From the entries below, copy every line where the string "Generate" appears.

════════════════════

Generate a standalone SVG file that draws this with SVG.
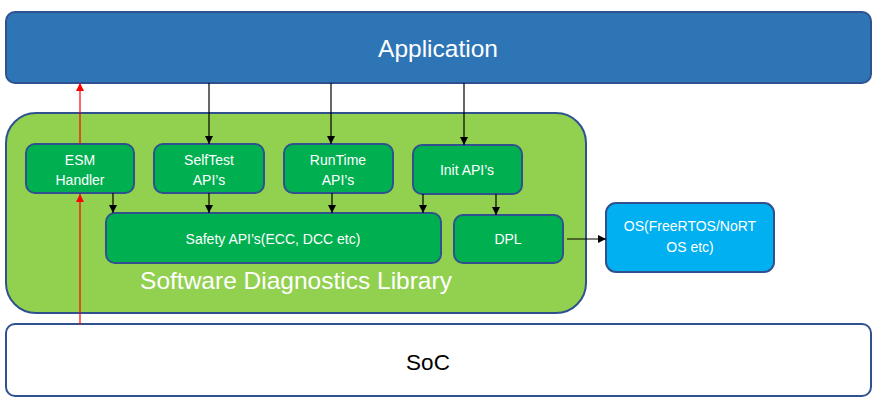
<svg xmlns="http://www.w3.org/2000/svg" width="878" height="404" viewBox="0 0 878 404">
<style>
.n{stroke:#2F528F;stroke-width:2}
.g{fill:#00B050}
.t{font-family:"Liberation Sans","Open Sans",sans-serif;fill:#fff;text-anchor:middle}
.s{font-size:14px}
.c{stroke:#000;stroke-width:1.2;fill:none;marker-end:url(#ab)}
.r{stroke:#FF0000;stroke-width:1.2;fill:none;marker-end:url(#ar)}
</style>
<defs>
<marker id="ab" viewBox="0 0 10 10" refX="10" refY="5" markerWidth="8" markerHeight="8" markerUnits="userSpaceOnUse" orient="auto"><path d="M0,0L10,5L0,10z" fill="#000"/></marker>
<marker id="ar" viewBox="0 0 10 10" refX="10" refY="5" markerWidth="8" markerHeight="8" markerUnits="userSpaceOnUse" orient="auto"><path d="M0,0L10,5L0,10z" fill="#FF0000"/></marker>
</defs>
<g id="application"><rect class="n" x="6" y="12" width="865" height="71" rx="9" fill="#2E75B6"/><text class="t" x="438" y="57" font-size="24.5">Application</text></g>
<g id="library"><rect class="n" x="6" y="113" width="580" height="200" rx="30" fill="#92D050"/><text class="t" x="296" y="289" font-size="24.5">Software Diagnostics Library</text></g>
<g id="soc"><rect class="n" x="6" y="324" width="865" height="72" rx="9" fill="#fff"/><text class="t" x="428" y="370" font-size="22.5" style="fill:#000">SoC</text></g>
<g id="esm"><rect class="n g" x="26" y="144" width="108" height="49" rx="9"/><text class="t s" x="80" y="165">ESM</text><text class="t s" x="80" y="185">Handler</text></g>
<g id="selftest"><rect class="n g" x="154" y="144" width="110" height="49" rx="9"/><text class="t s" x="209" y="165">SelfTest</text><text class="t s" x="209" y="185">API’s</text></g>
<g id="runtime"><rect class="n g" x="284" y="144" width="109" height="49" rx="9"/><text class="t s" x="338" y="165">RunTime</text><text class="t s" x="338" y="185">API’s</text></g>
<g id="init"><rect class="n g" x="413" y="145" width="109" height="49" rx="9"/><text class="t s" x="467" y="175">Init API’s</text></g>
<g id="safety"><rect class="n g" x="106" y="213" width="335" height="50" rx="9"/><text class="t s" x="273" y="244">Safety API’s(ECC, DCC etc)</text></g>
<g id="dpl"><rect class="n g" x="454" y="215" width="109" height="48" rx="9"/><text class="t s" x="508" y="244">DPL</text></g>
<g id="os"><rect class="n" x="606" y="203" width="168" height="69" rx="10" fill="#00B0F0"/><text class="t s" x="690" y="231">OS(FreeRTOS/NoRT</text><text class="t s" x="690" y="252">OS etc)</text></g>
<g id="connectors">
<path class="c" d="M209,83V144"/>
<path class="c" d="M331,83V144"/>
<path class="c" d="M464,83V145"/>
<path class="c" d="M113,193V213"/>
<path class="c" d="M209,193V213"/>
<path class="c" d="M332,193V213"/>
<path class="c" d="M423,194V213"/>
<path class="c" d="M496,194V215"/>
<path class="c" d="M567,239H606"/>
<path class="r" d="M80,325V194"/>
<path class="r" d="M80,144V83"/>
</g>
</svg>
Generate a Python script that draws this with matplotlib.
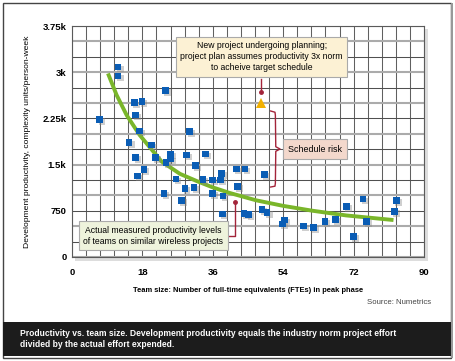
import numpy as np
import matplotlib
matplotlib.use('Agg')
import matplotlib.pyplot as plt
import matplotlib.patheffects as pe
from matplotlib.patches import Rectangle

plt.rcParams['font.family'] = ['Liberation Sans Narrow', 'Liberation Sans', 'DejaVu Sans']

# measured projects: team size (FTE) vs productivity
team_size = [7.1, 11.8, 11.8, 23.9, 15.9, 17.9, 16.2, 17.3, 14.6, 20.3,
             16.3, 21.4, 25.2, 25.2, 24.0, 29.3, 30.1, 18.4, 16.8, 26.6,
             28.9, 23.5, 28.0, 34.1, 31.6, 38.3, 42.0, 44.2, 49.2, 33.5,
             35.9, 37.9, 31.2, 35.9, 38.6, 42.3, 38.4, 44.0, 45.2, 48.6,
             49.9, 53.8, 54.4, 59.2, 61.8, 64.7, 67.3, 70.1, 74.4, 72.0,
             75.3, 82.4, 83.0]
productivity = [2235, 3084, 2938, 2699, 2504, 2527, 2305, 2045, 1862, 1818,
                1618, 1618, 1672, 1591, 1530, 1655, 2034, 1423, 1315, 1266,
                1115, 1027, 920, 1672, 1482, 1358, 1428, 1428, 1336, 1261,
                1250, 1250, 1125, 1034, 990, 1141, 698, 709, 693, 774,
                719, 536, 600, 503, 482, 573, 612, 816, 941, 329,
                573, 735, 914]

# trend line
trend_x = [9.2, 11.4, 14.0, 17.3, 22.9, 27.6, 32.0, 36.0, 40.3, 47.1, 54.0, 61.6, 70.1, 82.2]
trend_y = [2980, 2630, 2300, 1980, 1550, 1350, 1230, 1130, 1040, 920, 830, 750, 675, 600]

# planned project
plan_x, plan_y = [48.2], [2500]

xticks = [0, 18, 36, 54, 72, 90]
yticks = [0, 750, 1500, 2250, 3000, 3750]
ytick_labels = ['0', '750', '1.5k', '2.25k', '3k', '3.75k']

W, H = 455, 361
fig = plt.figure(figsize=(W / 100, H / 100), dpi=100)
fig.patch.set_facecolor('white')

# outer frame and caption band
fig.patches.append(Rectangle((3 / W, 1 - 358 / H), 448 / W, 355 / H, transform=fig.transFigure,
                             fill=False, edgecolor='#444444', lw=1.0, zorder=-2))
fig.patches.append(Rectangle((451 / W, 1 - 358 / H), 2 / W, 355 / H, transform=fig.transFigure,
                             facecolor='#999999', edgecolor='none', zorder=-2))
fig.patches.append(Rectangle((3 / W, 1 - 356 / H), 448 / W, 34.5 / H, transform=fig.transFigure,
                             facecolor='#1c1c1c', edgecolor='none', zorder=-1))
fig.text(20 / W, 1 - 333 / H, 'Productivity vs. team size. Development productivity equals the industry norm project effort',
         color='white', fontsize=6.15, fontweight='bold', va='center', ha='left')
fig.text(20 / W, 1 - 344.5 / H, 'divided by the actual effort expended.',
         color='white', fontsize=6.15, fontweight='bold', va='center', ha='left')

# plot-area drop shadow
fig.patches.append(Rectangle((75 / W, 1 - 261 / H), 353 / W, 232 / H, transform=fig.transFigure,
                             facecolor='#dddddd', edgecolor='none', zorder=-1))

ax = fig.add_axes([72 / W, 1 - 257 / H, 352 / W, 231 / H])
ax.set_zorder(3)
ax.set_facecolor('white')
ax.set_xlim(0, 90)
ax.set_ylim(0, 3750)

for gx in np.arange(0, 90.01, 3.6):
    ax.axvline(gx, color='#606060', lw=0.75, zorder=1)
for gy in np.arange(0, 3750.01, 250):
    if round(gy) % 500 == 0:
        ax.axhline(gy, color='#ababab', lw=1.5, zorder=1)
    else:
        ax.axhline(gy, color='#505050', lw=0.75, zorder=1)

for s in ax.spines.values():
    s.set_color('#5a5a5a')
    s.set_linewidth(0.8)

ax.set_xticks(xticks)
ax.set_yticks(yticks)
ax.set_yticklabels(ytick_labels)
ax.tick_params(length=0, labelsize=6.8, pad=4)
for lab in ax.get_xticklabels() + ax.get_yticklabels():
    lab.set_fontweight('bold')
ax.tick_params(axis='x', pad=8)

ax.set_xlabel('Team size: Number of full-time equivalents (FTEs) in peak phase',
              fontsize=5.4, fontweight='bold', labelpad=7)
ax.set_ylabel('Development productivity, complexity units/person-week', fontsize=6.1, labelpad=8)

ax.plot(trend_x, trend_y, color='#7ab62a', lw=2.8, solid_capstyle='butt', zorder=3)

shadow = [pe.SimplePatchShadow(offset=(1.5, -1.5), shadow_rgbFace='#888888', alpha=0.4), pe.Normal()]
ax.plot(team_size, productivity, 's', color='#0a5db5', markersize=4.8, markeredgewidth=0,
        zorder=4, path_effects=shadow)
ax.plot(plan_x, plan_y, '^', color='#f2b000', markersize=7, markeredgewidth=0, zorder=4)

red = '#a3243a'
# top callout
ax.text(48.5, 3250, 'New project undergoing planning;\nproject plan assumes productivity 3x norm\nto acheive target schedule',
        ha='center', va='center', fontsize=6.2, linespacing=1.3, zorder=6,
        bbox=dict(boxstyle='square,pad=0.5', facecolor='#fcf1d4', edgecolor='#aaaaaa', lw=0.8))
ax.plot([48.2, 48.2], [2890, 2685], color=red, lw=1.0, zorder=5)
ax.plot([48.2], [2685], 'o', color=red, markersize=2.5, zorder=5)

# schedule risk brace
brace_x = [50.8, 51.9, 52.0, 52.1, 53.2, 52.1, 52.0, 51.9, 50.8]
brace_y = [2370, 2350, 2300, 1790, 1753, 1716, 1200, 1150, 1136]
ax.plot(brace_x, brace_y, color=red, lw=1.0, zorder=5)
ax.text(55.2, 1753, 'Schedule risk', ha='left', va='center', fontsize=6.4, zorder=6,
        bbox=dict(boxstyle='square,pad=0.6', facecolor='#f3d8cc', edgecolor='#aaaaaa', lw=0.8))

# bottom callout
ax.text(20.8, 345, 'Actual measured productivity levels\nof teams on similar wireless projects',
        ha='center', va='center', fontsize=6.2, linespacing=1.3, zorder=6,
        bbox=dict(boxstyle='square,pad=0.5', facecolor='#eef3dc', edgecolor='#aaaaaa', lw=0.8))
ax.plot([40.0, 41.8, 41.8], [345, 345, 890], color=red, lw=1.0, zorder=5)
ax.plot([41.8], [890], 'o', color=red, markersize=2.5, zorder=5)

fig.text(431 / W, 1 - 302 / H, 'Source: Numetrics', ha='right', va='center', fontsize=5.6, color='#444444')

fig.savefig('out.png', dpi=100)
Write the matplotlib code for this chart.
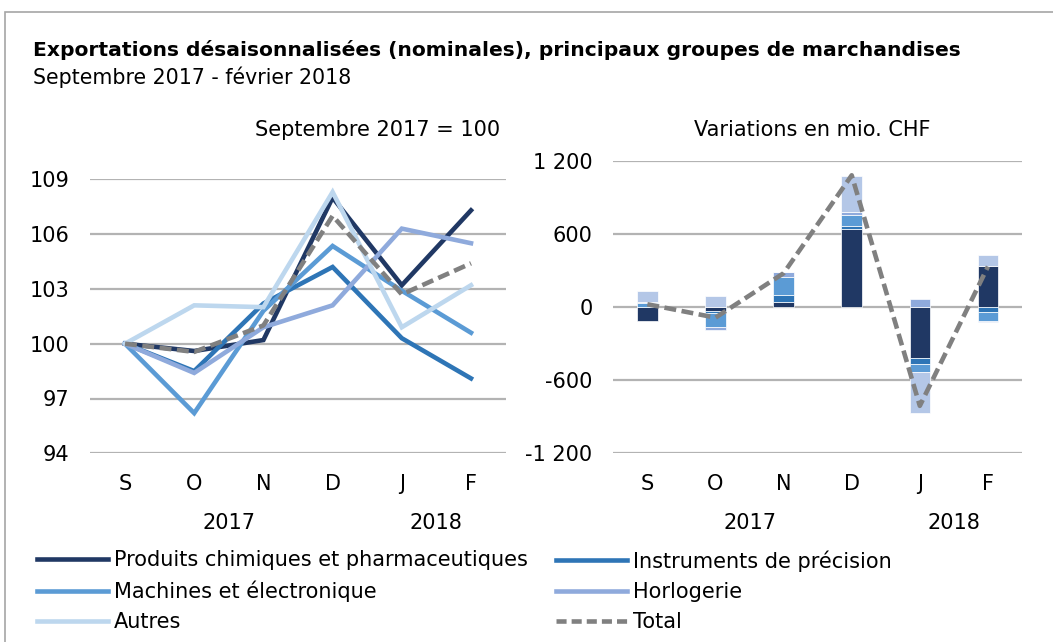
import matplotlib
matplotlib.use("Agg")
import numpy as np
from matplotlib import pyplot as plt
from matplotlib.lines import Line2D
from matplotlib.patches import Rectangle
from matplotlib.transforms import blended_transform_factory

plt.rcParams['font.family'] = ['DejaVu Sans']

# --- donnees ---
mois = ['S', 'O', 'N', 'D', 'J', 'F']
annees = ['2017', '2018']
groupes = ['Produits chimiques et pharmaceutiques', 'Instruments de précision',
           'Machines et électronique', 'Horlogerie', 'Autres']

# indice, septembre 2017 = 100
idx_chimie = [100, 99.6, 100.2, 108.0, 103.2, 107.3]
idx_instr = [100, 98.5, 102.2, 104.2, 100.3, 98.1]
idx_mach = [100, 96.2, 101.8, 105.35, 102.9, 100.6]
idx_horl = [100, 98.4, 100.9, 102.1, 106.3, 105.5]
idx_autres = [100, 102.1, 102.0, 108.3, 100.9, 103.2]
idx_total = [100, 99.55, 101.0, 107.0, 102.7, 104.4]

# variations en mio. CHF
var_chimie = [-113, -30, 47, 644, -419, 337]
var_instr = [5, -16, 55, 27, -47, -36]
var_mach = [30, -115, 150, 88, -63, -74]
var_horl = [11, -27, 41, 22, 68, -14]
var_autres = [85, 90, 0, 296, -342, 96]
var_total = [25, -85, 280, 1085, -810, 335]

couleurs = ['#203864', '#2e75b6', '#5b9bd5', '#8faadc', '#bdd7ee']
couleurs_barres = ['#203864', '#2e75b6', '#5b9bd5', '#8faadc', '#b4c7e7']
gris = '#808080'
grille = '#b3b3b3'

W, H = 1053, 642
fig = plt.figure(figsize=(W / 100, H / 100), dpi=100)

def fx(px):
    return px / W

def fy(py):
    return 1 - py / H

# cadre
fig.patches.append(Rectangle((fx(5), fy(H + 5)), 1.2, fy(12) - fy(H + 5),
                             transform=fig.transFigure, fill=False,
                             edgecolor='#a6a6a6', lw=1.2))

fig.text(fx(33), fy(50), 'Exportations désaisonnalisées (nominales), principaux groupes de marchandises',
         fontsize=14.6, fontweight='bold', va='center', ha='left')
fig.text(fx(33), fy(77), 'Septembre 2017 - février 2018', fontsize=14.8, va='center', ha='left')

x = np.arange(len(mois))

# --- graphique de gauche ---
ax1 = fig.add_axes([fx(90.4), fy(453.3), fx(505.6 - 90.4), fy(179.3) - fy(453.3)])
series = [idx_chimie, idx_instr, idx_mach, idx_horl, idx_autres]
for vals, c in zip(series, couleurs):
    ax1.plot(x, vals, color=c, lw=3.3, solid_joinstyle='miter')
ax1.plot(x, idx_total, color=gris, lw=3.3, dashes=(2.6, 1.2))
ax1.set_xlim(-0.5, 5.5)
ax1.set_ylim(94, 109)
ax1.set_yticks(np.arange(94, 110, 3))
ax1.set_yticklabels([str(v) for v in range(94, 110, 3)])

# --- graphique de droite ---
ax2 = fig.add_axes([fx(613.3), fy(453.3), fx(1022 - 613.3), fy(161.3) - fy(453.3)])
barres = [var_chimie, var_instr, var_mach, var_horl, var_autres]
bas_pos = np.zeros(len(mois))
bas_neg = np.zeros(len(mois))
for vals, c in zip(barres, couleurs_barres):
    vals = np.array(vals, dtype=float)
    bas = np.where(vals >= 0, bas_pos, bas_neg)
    ax2.bar(x, vals, 0.30, bottom=bas, color=c, edgecolor='white', linewidth=0.5, zorder=2)
    bas_pos = bas_pos + np.where(vals >= 0, vals, 0)
    bas_neg = bas_neg + np.where(vals < 0, vals, 0)
ax2.plot(x, var_total, color=gris, lw=3.3, dashes=(2.6, 1.2), zorder=3)
ax2.set_xlim(-0.5, 5.5)
ax2.set_ylim(-1200, 1200)
ax2.set_yticks([-1200, -600, 0, 600, 1200])
ax2.set_yticklabels(['-1 200', '-600', '0', '600', '1 200'])

for ax in (ax1, ax2):
    for s in ax.spines.values():
        s.set_visible(False)
    ax.yaxis.grid(True, color=grille, lw=1.6)
    ax.set_axisbelow(True)
    ax.tick_params(axis='both', length=0, labelsize=15)
    ax.tick_params(axis='y', pad=15)
    ax.tick_params(axis='x', pad=15)
    ax.set_xticks(x)
    ax.set_xticklabels(mois)
    tr = blended_transform_factory(ax.transData, fig.transFigure)
    ax.text(1.5, fy(523), annees[0], transform=tr, ha='center', va='center', fontsize=15)
    ax.text(4.5, fy(523), annees[1], transform=tr, ha='center', va='center', fontsize=15)

fig.text(fx(500), fy(130), 'Septembre 2017 = 100', fontsize=15, ha='right', va='center')
fig.text(fx(812), fy(130), 'Variations en mio. CHF', fontsize=15, ha='center', va='center')

# --- legende ---
poignees = [Line2D([], [], color=c, lw=3.3) for c in couleurs]
poignees.append(Line2D([], [], color=gris, lw=3.3, dashes=(2.2, 1.1)))
labels = groupes + ['Total']
opts = dict(frameon=False, loc='upper left', borderpad=0, borderaxespad=0,
            handlelength=3.4, handletextpad=0.3, labelspacing=0.5, fontsize=15)
fig.legend([poignees[i] for i in (0, 2, 4)], [labels[i] for i in (0, 2, 4)],
           bbox_to_anchor=(fx(37), fy(550)), **opts)
fig.legend([poignees[i] for i in (1, 3, 5)], [labels[i] for i in (1, 3, 5)],
           bbox_to_anchor=(fx(556), fy(550)), **opts)

plt.savefig('out.png', dpi=100)
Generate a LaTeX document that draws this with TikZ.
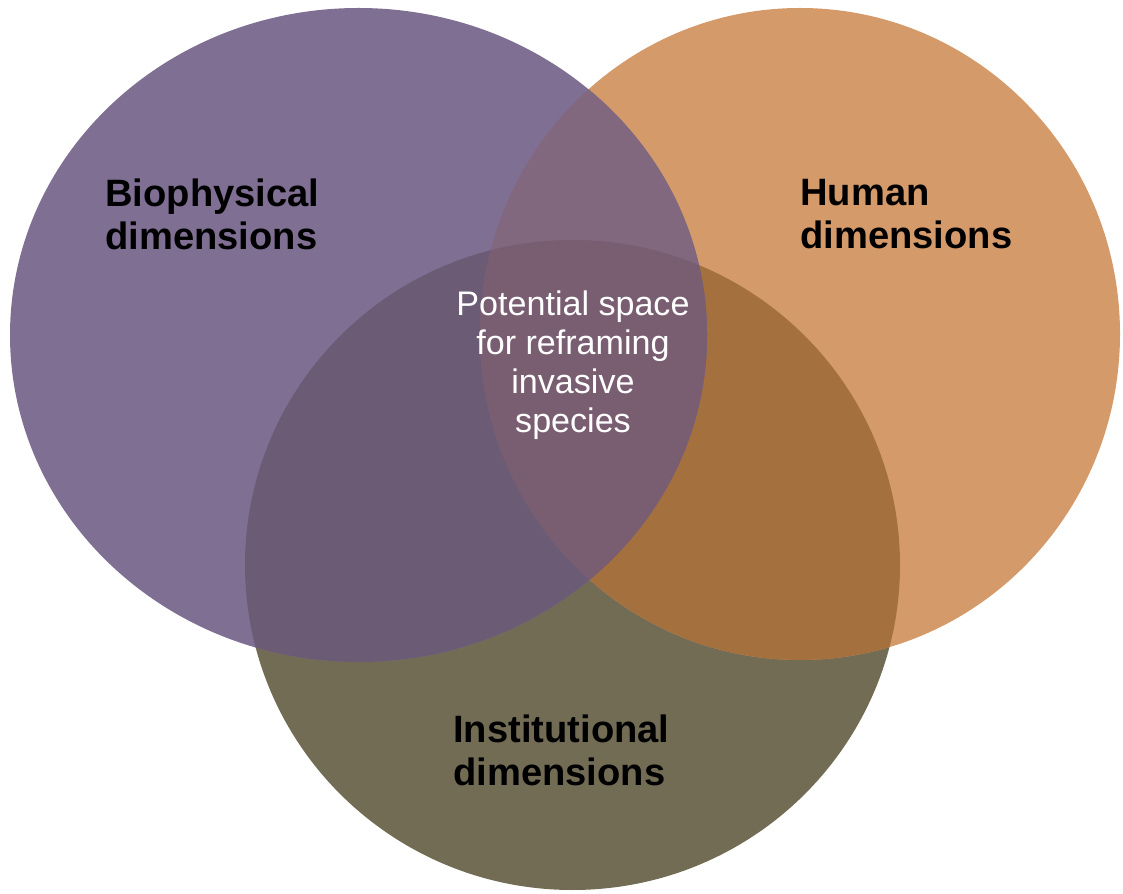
\documentclass[tikz,border=0pt]{standalone}
\usepackage{fontspec}
\setmainfont{Liberation Sans}

\definecolor{BioColor}{RGB}{127,111,147}
\definecolor{HumanColor}{RGB}{212,154,106}
\definecolor{InstColor}{RGB}{115,108,85}
\definecolor{BioHumanColor}{RGB}{129,104,127}
\definecolor{BioInstColor}{RGB}{107,91,117}
\definecolor{HumanInstColor}{RGB}{164,112,62}
\definecolor{CoreColor}{RGB}{121,93,113}

% the three sets
\newcommand{\bioset}{(7.17,-6.70) ellipse [x radius=6.97, y radius=6.54]}
\newcommand{\humanset}{(16.00,-6.68) ellipse [x radius=6.40, y radius=6.52]}
\newcommand{\instset}{(11.45,-11.30) ellipse [x radius=6.55, y radius=6.50]}

\tikzstyle{dim-label}=[text=black,
                       align=left,
                       inner sep=0pt,
                       font=\bfseries\fontsize{21.7}{24.5}\selectfont]
\tikzstyle{core-label}=[text=white,
                        align=center,
                        inner sep=0pt,
                        font=\fontsize{19.4}{22.3}\selectfont]

\begin{document}
\begin{tikzpicture}
    \useasboundingbox (0,0) rectangle (22.46,-17.88);

    % Sets
    % --------------------------------------------------------------------------
    \fill[InstColor]  \instset;
    \fill[HumanColor] \humanset;
    \fill[BioColor]   \bioset;

    % Overlaps
    % --------------------------------------------------------------------------
    \begin{scope}
        \clip \humanset;
        \fill[HumanInstColor] \instset;
    \end{scope}
    \begin{scope}
        \clip \bioset;
        \fill[BioInstColor] \instset;
        \fill[BioHumanColor] \humanset;
        \clip \humanset;
        \fill[CoreColor] \instset;
    \end{scope}

    % Labels
    % --------------------------------------------------------------------------
    \node at (2.10, -4.28) (bio_text)   [dim-label, anchor=west] {Biophysical\\dimensions};
    \node at (16.00,-4.28) (human_text) [dim-label, anchor=west] {Human\\dimensions};
    \node at (9.06, -15.00) (inst_text) [dim-label, anchor=west] {Institutional\\dimensions};

    \node at (11.46, -7.30) (core_text) [core-label] {Potential space\\for reframing\\invasive\\species};
\end{tikzpicture}
\end{document}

════════════════════

### OUTPUT OF THE EXERCISE
Generate a standalone SVG file that draws this with SVG.
Generate a Python script that draws this with matplotlib.
Generate a LaTeX document that draws this with TikZ.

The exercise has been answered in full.